#### DATA SHOWN:
^^^^^^^^^^^^^^^^

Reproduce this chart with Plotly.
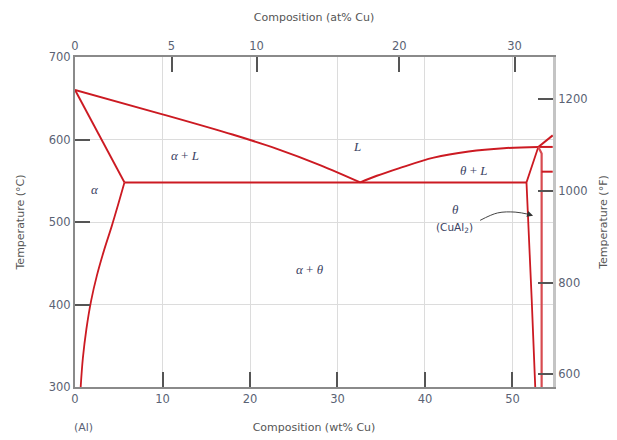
import plotly.graph_objects as go

# ---------------- data (wt% Cu, temperature °C) ----------------
liq_al_wt = [0, 10, 18, 23, 28, 32.6]
liq_al_T = [660, 630.5, 606, 589, 569, 548]

solidus_a_wt = [0, 5.65]
solidus_a_T = [660, 548]

solvus_a_wt = [5.65, 4.9, 4.2, 3.3, 2.5, 1.85, 1.3, 0.9, 0.65]
solvus_a_T = [548, 520, 495, 465, 435, 405, 370, 335, 300]

eutectic_wt = [5.65, 51.6]
eutectic_T = [548, 548]

liq_theta_wt = [32.6, 34.5, 37, 41, 45, 49, 52.95]
liq_theta_T = [548, 556, 565, 578, 585.5, 589.5, 591]

liq_upper_wt = [52.95, 54.6]
liq_upper_T = [591, 605]

peritectic_wt = [52.95, 54.6]
peritectic_T = [591, 591]

theta_left_wt = [52.95, 51.6, 52.2, 52.6]
theta_left_T = [591, 548, 405, 300]

theta_right_wt = [52.95, 53.33, 53.33]
theta_right_T = [591, 583, 300]

cu_side_wt = [53.33, 54.6]
cu_side_T = [561, 561]

arrow_wt = [46.3, 48.3, 50.3, 52.0]
arrow_T = [502, 511, 512, 509]

at_ticks = [0, 5, 10, 20, 30]
wt_ticks = [10, 20, 30, 40, 50]
c_ticks = [300, 400, 500, 600, 700]
f_ticks = [600, 800, 1000, 1200]

labels = [
    ("<i>α</i> + <i>L</i>", 12.6, 581, 13),
    ("<i>L</i>", 32.2, 591, 13),
    ("<i>θ</i> + <i>L</i>", 45.6, 563, 13),
    ("<i>α</i>", 2.3, 540, 13),
    ("<i>α</i> + <i>θ</i>", 26.9, 442, 13),
    ("<i>θ</i>", 43.5, 515, 13),
]

X_MAX = 54.63
T_MIN, T_MAX = 300, 700


def at_to_wt(a):
    return 100 * a * 63.55 / (a * 63.55 + (100 - a) * 26.98)


def c_to_f(c):
    return c * 9 / 5 + 32


RED = "#cc1a22"
AX = "#8a8a8a"
TXT = "#5a6274"
LBL = "#3a4262"

fig = go.Figure()


def add_line(xs, ys, width=2.0, color=RED, shape="linear"):
    fig.add_trace(go.Scatter(x=xs, y=ys, mode="lines",
                             line=dict(color=color, width=width, shape=shape),
                             hoverinfo="skip", showlegend=False))


add_line(liq_al_wt, liq_al_T, shape="spline")
add_line(solidus_a_wt, solidus_a_T)
add_line(solvus_a_wt, solvus_a_T, 1.8, shape="spline")
add_line(eutectic_wt, eutectic_T)
add_line(liq_theta_wt, liq_theta_T, shape="spline")
add_line(liq_upper_wt, liq_upper_T)
add_line(peritectic_wt, peritectic_T)
add_line(theta_left_wt, theta_left_T, 1.8)
add_line(theta_right_wt, theta_right_T, 2.2, "#d84a50")
add_line(cu_side_wt, cu_side_T)

# curved pointer line
fig.add_trace(go.Scatter(x=arrow_wt, y=arrow_T, mode="lines",
                         line=dict(color="#444", width=1, shape="spline"),
                         hoverinfo="skip", showlegend=False))

# dummy trace for secondary axes
fig.add_trace(go.Scatter(x=[None], y=[None], xaxis="x2", yaxis="y2",
                         showlegend=False, hoverinfo="skip"))

for text, x, y, s in labels:
    fig.add_annotation(x=x, y=y, text=text, showarrow=False,
                       font=dict(family="Liberation Serif", size=s, color=LBL))

fig.add_annotation(x=43.4, y=492.5, text="(CuAl<sub>2</sub>)", showarrow=False,
                   font=dict(family="DejaVu Sans", size=10.5, color=LBL))

fig.add_annotation(x=arrow_wt[-1] + 0.35, y=arrow_T[-1] - 1.5,
                   ax=arrow_wt[-1] - 0.2, ay=arrow_T[-1] + 0.5,
                   xref="x", yref="y", axref="x", ayref="y",
                   text=" ", showarrow=True, arrowhead=2, arrowsize=1.2,
                   arrowwidth=1, arrowcolor="#333")

fig.add_annotation(x=-0.007, y=-0.149, xref="paper", yref="paper", text="(Al)",
                   showarrow=False, font=dict(family="DejaVu Sans", size=11, color=TXT))

tickfont = dict(family="DejaVu Sans", size=11.5, color=TXT)
titlefont = dict(family="DejaVu Sans", size=11, color="#555")

# page body adds an 8px offset, margins compensate for it
fig.update_layout(
    width=617, height=440,
    margin=dict(l=67, r=72, t=49, b=61, autoexpand=False),
    plot_bgcolor="white", paper_bgcolor="white",
    xaxis=dict(range=[0, X_MAX], tickvals=[0] + wt_ticks,
               ticktext=[str(v) for v in [0] + wt_ticks],
               ticks="inside", ticklen=15, tickwidth=1.5, tickcolor="#555",
               showline=True, linecolor=AX, linewidth=2,
               showgrid=True, gridcolor="#dcdcdc", gridwidth=1,
               zeroline=False, tickfont=tickfont, automargin=False,
               title=dict(text="Composition (wt% Cu)", font=titlefont, standoff=19)),
    xaxis2=dict(range=[0, X_MAX], overlaying="x", side="top",
                tickvals=[at_to_wt(a) for a in at_ticks],
                ticktext=[str(a) for a in at_ticks],
                ticks="inside", ticklen=15, tickwidth=1.5, tickcolor="#555",
                showline=True, linecolor=AX, linewidth=2,
                showgrid=False, zeroline=False, tickfont=tickfont, automargin=False,
                title=dict(text="Composition (at% Cu)", font=titlefont, standoff=16)),
    yaxis=dict(range=[T_MIN, T_MAX], tickvals=c_ticks,
               ticks="inside", ticklen=15, tickwidth=1.5, tickcolor="#555",
               showline=True, linecolor=AX, linewidth=2,
               showgrid=True, gridcolor="#dcdcdc", gridwidth=1,
               zeroline=False, tickfont=tickfont, automargin=False,
               title=dict(text="Temperature (°C)", font=titlefont, standoff=22)),
    yaxis2=dict(range=[c_to_f(T_MIN), c_to_f(T_MAX)], overlaying="y", side="right",
                tickvals=f_ticks,
                ticks="inside", ticklen=15, tickwidth=1.5, tickcolor="#555",
                showline=True, linecolor="#c4c4c4", linewidth=3,
                showgrid=False, zeroline=False, tickfont=tickfont, automargin=False,
                title=dict(text="Temperature (°F)", font=titlefont, standoff=13)),
)

fig.write_html("out.html")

^^^^^^^^^^^^^^^^

#### PROBLEM DESCRIPTION:
Leave out the pictures and reproduce the rest of the listing exactly.

#### EXERCISE OUTPUT:
Reproduce this chart with Plotly.
import plotly.graph_objects as go

# ---------------- data (wt% Cu, temperature °C) ----------------
liq_al_wt = [0, 10, 18, 23, 28, 32.6]
liq_al_T = [660, 630.5, 606, 589, 569, 548]

solidus_a_wt = [0, 5.65]
solidus_a_T = [660, 548]

solvus_a_wt = [5.65, 4.9, 4.2, 3.3, 2.5, 1.85, 1.3, 0.9, 0.65]
solvus_a_T = [548, 520, 495, 465, 435, 405, 370, 335, 300]

eutectic_wt = [5.65, 51.6]
eutectic_T = [548, 548]

liq_theta_wt = [32.6, 34.5, 37, 41, 45, 49, 52.95]
liq_theta_T = [548, 556, 565, 578, 585.5, 589.5, 591]

liq_upper_wt = [52.95, 54.6]
liq_upper_T = [591, 605]

peritectic_wt = [52.95, 54.6]
peritectic_T = [591, 591]

theta_left_wt = [52.95, 51.6, 52.2, 52.6]
theta_left_T = [591, 548, 405, 300]

theta_right_wt = [52.95, 53.33, 53.33]
theta_right_T = [591, 583, 300]

cu_side_wt = [53.33, 54.6]
cu_side_T = [561, 561]

arrow_wt = [46.3, 48.3, 50.3, 52.0]
arrow_T = [502, 511, 512, 509]

at_ticks = [0, 5, 10, 20, 30]
wt_ticks = [10, 20, 30, 40, 50]
c_ticks = [300, 400, 500, 600, 700]
f_ticks = [600, 800, 1000, 1200]

labels = [
    ("<i>α</i> + <i>L</i>", 12.6, 581, 13),
    ("<i>L</i>", 32.2, 591, 13),
    ("<i>θ</i> + <i>L</i>", 45.6, 563, 13),
    ("<i>α</i>", 2.3, 540, 13),
    ("<i>α</i> + <i>θ</i>", 26.9, 442, 13),
    ("<i>θ</i>", 43.5, 515, 13),
]

X_MAX = 54.63
T_MIN, T_MAX = 300, 700


def at_to_wt(a):
    return 100 * a * 63.55 / (a * 63.55 + (100 - a) * 26.98)


def c_to_f(c):
    return c * 9 / 5 + 32


RED = "#cc1a22"
AX = "#8a8a8a"
TXT = "#5a6274"
LBL = "#3a4262"

fig = go.Figure()


def add_line(xs, ys, width=2.0, color=RED, shape="linear"):
    fig.add_trace(go.Scatter(x=xs, y=ys, mode="lines",
                             line=dict(color=color, width=width, shape=shape),
                             hoverinfo="skip", showlegend=False))


add_line(liq_al_wt, liq_al_T, shape="spline")
add_line(solidus_a_wt, solidus_a_T)
add_line(solvus_a_wt, solvus_a_T, 1.8, shape="spline")
add_line(eutectic_wt, eutectic_T)
add_line(liq_theta_wt, liq_theta_T, shape="spline")
add_line(liq_upper_wt, liq_upper_T)
add_line(peritectic_wt, peritectic_T)
add_line(theta_left_wt, theta_left_T, 1.8)
add_line(theta_right_wt, theta_right_T, 2.2, "#d84a50")
add_line(cu_side_wt, cu_side_T)

# curved pointer line
fig.add_trace(go.Scatter(x=arrow_wt, y=arrow_T, mode="lines",
                         line=dict(color="#444", width=1, shape="spline"),
                         hoverinfo="skip", showlegend=False))

# dummy trace for secondary axes
fig.add_trace(go.Scatter(x=[None], y=[None], xaxis="x2", yaxis="y2",
                         showlegend=False, hoverinfo="skip"))

for text, x, y, s in labels:
    fig.add_annotation(x=x, y=y, text=text, showarrow=False,
                       font=dict(family="Liberation Serif", size=s, color=LBL))

fig.add_annotation(x=43.4, y=492.5, text="(CuAl<sub>2</sub>)", showarrow=False,
                   font=dict(family="DejaVu Sans", size=10.5, color=LBL))

fig.add_annotation(x=arrow_wt[-1] + 0.35, y=arrow_T[-1] - 1.5,
                   ax=arrow_wt[-1] - 0.2, ay=arrow_T[-1] + 0.5,
                   xref="x", yref="y", axref="x", ayref="y",
                   text=" ", showarrow=True, arrowhead=2, arrowsize=1.2,
                   arrowwidth=1, arrowcolor="#333")

fig.add_annotation(x=-0.007, y=-0.149, xref="paper", yref="paper", text="(Al)",
                   showarrow=False, font=dict(family="DejaVu Sans", size=11, color=TXT))

tickfont = dict(family="DejaVu Sans", size=11.5, color=TXT)
titlefont = dict(family="DejaVu Sans", size=11, color="#555")

# page body adds an 8px offset, margins compensate for it
fig.update_layout(
    width=617, height=440,
    margin=dict(l=67, r=72, t=49, b=61, autoexpand=False),
    plot_bgcolor="white", paper_bgcolor="white",
    xaxis=dict(range=[0, X_MAX], tickvals=[0] + wt_ticks,
               ticktext=[str(v) for v in [0] + wt_ticks],
               ticks="inside", ticklen=15, tickwidth=1.5, tickcolor="#555",
               showline=True, linecolor=AX, linewidth=2,
               showgrid=True, gridcolor="#dcdcdc", gridwidth=1,
               zeroline=False, tickfont=tickfont, automargin=False,
               title=dict(text="Composition (wt% Cu)", font=titlefont, standoff=19)),
    xaxis2=dict(range=[0, X_MAX], overlaying="x", side="top",
                tickvals=[at_to_wt(a) for a in at_ticks],
                ticktext=[str(a) for a in at_ticks],
                ticks="inside", ticklen=15, tickwidth=1.5, tickcolor="#555",
                showline=True, linecolor=AX, linewidth=2,
                showgrid=False, zeroline=False, tickfont=tickfont, automargin=False,
                title=dict(text="Composition (at% Cu)", font=titlefont, standoff=16)),
    yaxis=dict(range=[T_MIN, T_MAX], tickvals=c_ticks,
               ticks="inside", ticklen=15, tickwidth=1.5, tickcolor="#555",
               showline=True, linecolor=AX, linewidth=2,
               showgrid=True, gridcolor="#dcdcdc", gridwidth=1,
               zeroline=False, tickfont=tickfont, automargin=False,
               title=dict(text="Temperature (°C)", font=titlefont, standoff=22)),
    yaxis2=dict(range=[c_to_f(T_MIN), c_to_f(T_MAX)], overlaying="y", side="right",
                tickvals=f_ticks,
                ticks="inside", ticklen=15, tickwidth=1.5, tickcolor="#555",
                showline=True, linecolor="#c4c4c4", linewidth=3,
                showgrid=False, zeroline=False, tickfont=tickfont, automargin=False,
                title=dict(text="Temperature (°F)", font=titlefont, standoff=13)),
)

fig.write_html("out.html")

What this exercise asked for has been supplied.